I could think of literally a tonne of things, but I am so looking forward to more detailed information on what I can actually do with it and how. I'd really just love to be able to experiment with it, measuring its input data on all axis, measure how precise it is, and test if it goes out of alignment easily or not at all, how I can work with calibration settings and so on.
A few obvious ones:
- in a boxing game, you could use the tilt for controlling the upper body. I would transfer the punching to the new L2 and R2, so you can gauge the strength and speed, but the type of hit would depend on your upper body stance mostly. The left analog stick could make you move around. The right analog stick could be for sideways movement, but maybe that's not really needed in a boxing game as you could assume that you'll always want to face the opponent anyway, so instead you could still add some options to combine the right analog stick to modify the location of your punches. Lots of different options there, but the control of the upper body seems to make the most sense for the motion sensing.

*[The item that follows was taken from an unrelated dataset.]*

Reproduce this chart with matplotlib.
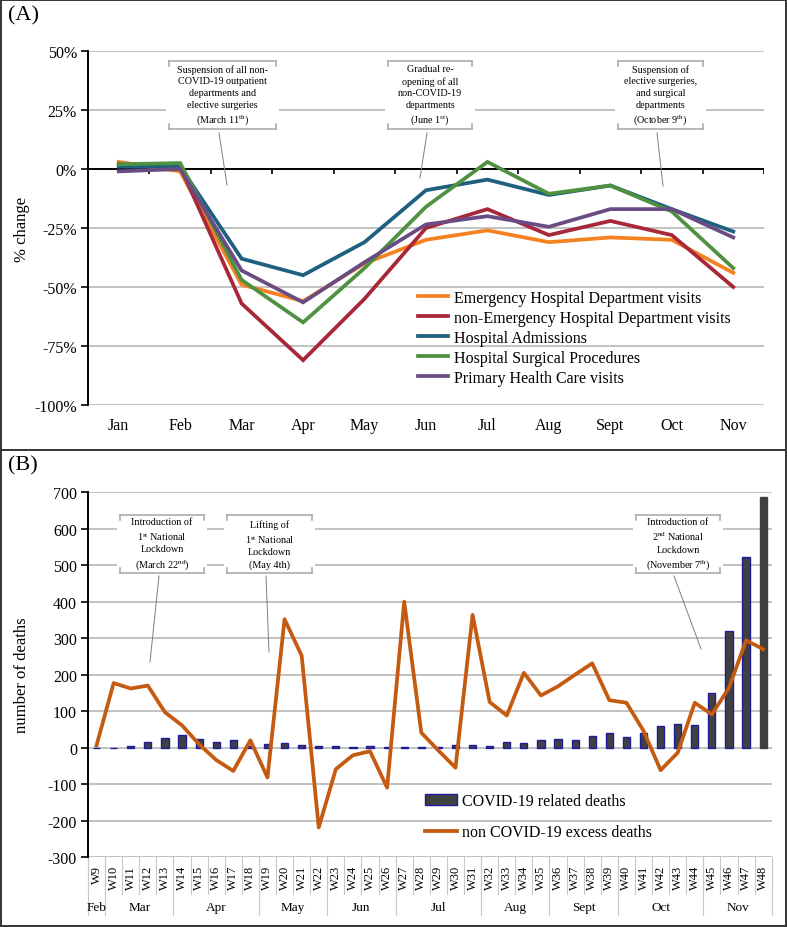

- in an fps game I would not only have turret control be made extremely realistic by having to hold the controller upright in front of you and then move it around as if you were holding the turret handle, but also I would like to see if the motion sensors are precise enough for looking around and aiming (this is where I'd need more technical information), while you use the left analog for running, and the right analog for strafing. Accellerometers would be used for jumping forward, sideward, upward, backward, ducking, etc. Lots of possibilities here again.
- in a racing game you could try to steer using the tilt, and as mentioned, look around your cockpit left and right while doing so with the tilt. I like the shifting idea too though I don't know if it would work.
- in games like loco roco and mercury, I don't think I even need to explain
Tonnes of other stuff. I could spend all day on this, so I'll quit now, and maybe come back later.